To get students to create music they had to become composers. I asked every student to write a solo piece for their instrument. The first pieces they wrote were generally imitations of music they were already playing. However, little by little they became more inventive and imaginative. These experiences broadened their insights and knowledge about how composers constructed music. This proved to be invaluable because it helped them better understand the music they studied in band and chamber groups.

     There were many things that attracted band members to the Ithaca High School music building. Foremost were the band’s musical activities, but students also came before and after school and during lunch breaks to read the band bulletin board and look at hundreds of photographs of the band and themselves that lined the corridors of the music building. The pictures were a huge attraction. The band bulletin board, located outside my office, contained a broad range of notices: rehearsal plans for the next three days, important announcements about band activities, community musical events, articles, information about visiting guest artists, letters addressed to the band, and scholastic and athletic achievements of band members.
     Fundraising activities were also group oriented. We kept individual fundraising to a minimum, but painted houses as a group over a weekend and organized huge chicken barbecues each year. Doing things together was one of the things that defined the Ithaca High School Band.

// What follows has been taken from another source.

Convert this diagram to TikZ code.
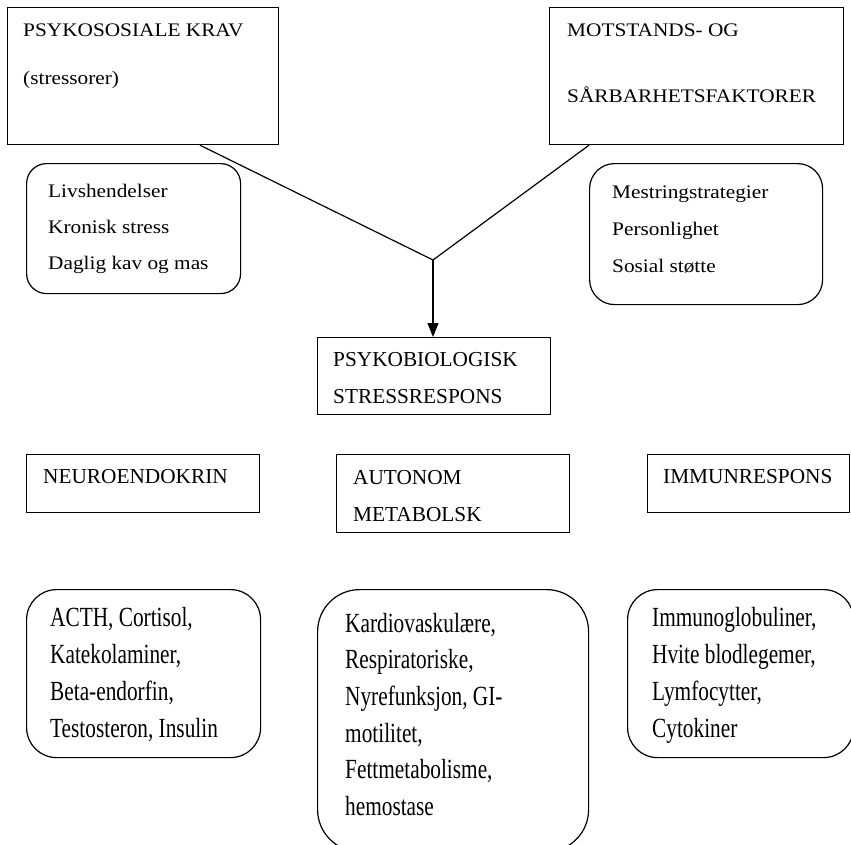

     I believed that the students I taught at Ithaca High School were extremely special. Therefore I thought I had to create the best program possible – one that was so exciting and interesting that it would stimulate and motivate everyone to become the best they could be. Membership in the Ithaca High School Band took great commitment, dedication, and hard work from everyone. Students became aware that seeking excellence required extraordinary dedication and effort, and we all strived to be the best we could be.